Son chiffre d’affaires est à la baisse. Elle a du mal à joindre les deux bouts. "Je suis dans un divorce qui s’enlise, avec ce que cela suppose d’inconfort matériel." Prise à la gorge, Françoise va être contrainte de quitter le logement. "Je me demande si je ne vais pas dormir dans l’arrière-boutique, même si une amie m’a proposé de venir temporairement chez elle." La commerçante hésite. Peur de déranger.

Siham : "Les bailleurs disent que je n’ai pas assez de revenus." 

Siham, Gardoise d’origine, employée sur Montpellier, a dû accepter de vivre un temps sur le canapé d’une amie. Ses recherches d’appartement se sont révélées vaines.

"Les bailleurs disent que je n’ai pas assez de revenus." Pourtant, elle touche plus que le Smic. "Je me heurte toujours aux deux mois de caution à fournir. Je n’ai pas de capital disponible."

A 27 ans, elle aspire à son indépendance, à son “chez-soi”. Elle patiente, optimiste : "J’essaye d’économiser pour un futur appartement." Dans son entourage, on n’est pas mieux loti : "Je connais un couple, obligé de cohabiter avec un autre couple pour limiter les frais."

Marc opte pour la colocation forcée

Marc, 42 ans, papa de deux jeunes enfants, va sous peu cohabiter avec un autre père de famille. En instance de divorce comme lui. Fonctionnaire hospitalier, il ne peut, avec ses seuls revenus, pourvoir à l’hébergement de sa progéniture.

Son ex-épouse a gardé leur maison à Lunel-Viel "car ma participation à l’achat était moindre". Alors pour honorer la garde alternée de ses gamins, il a opté pour la colocation forcée. "Ma sœur m’a présenté Didier, dans ma situation. Quand il a ses enfants, je dors sur le canapé. Lui prend la chambre et les petits l’autre lit. Lorsque c’est mon tour, c’est lui qui dort sur le canapé." Pas terrible, mais mieux que rien. "On se serre les coudes", observe Marc.

Audrey : obligée de dormir dans sa voiture

Sans cette solidarité, Audrey n’aurait pas pu sortir la tête hors de l’eau.

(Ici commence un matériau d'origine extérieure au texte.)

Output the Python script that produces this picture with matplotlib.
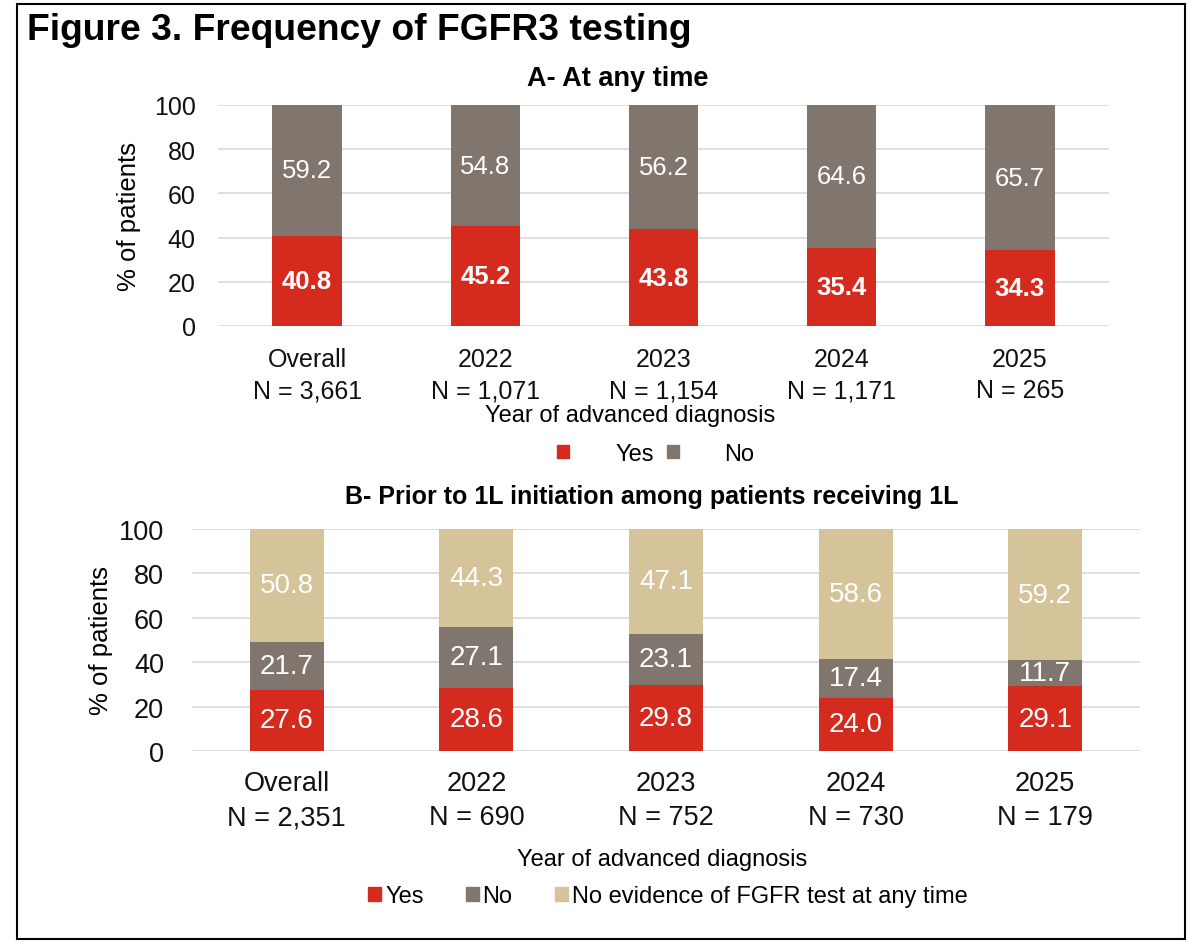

Revenus faibles depuis sa séparation, factures impayées, loyers en retard. Elle n’ose demander de l’aide à sa mère qui a "déjà fait beaucoup pour moi".

Sa déchéance est telle qu’elle a dû, durant deux mois, dormir dans sa voiture. Aller aux Restos du cœur. "Sans le canapé d’amis dans les P-O, puis un copain d’enfance que je n’avais pas revu depuis quinze ans, basé sur Agde, j’aurais sombré." Aujourd’hui, encore en souffrance, Audrey veut rendre la pareille. Aider. Même si ce n’est que pour offrir un paquet de pâtes, un conseil. Parce qu’elle sait d’où elle revient.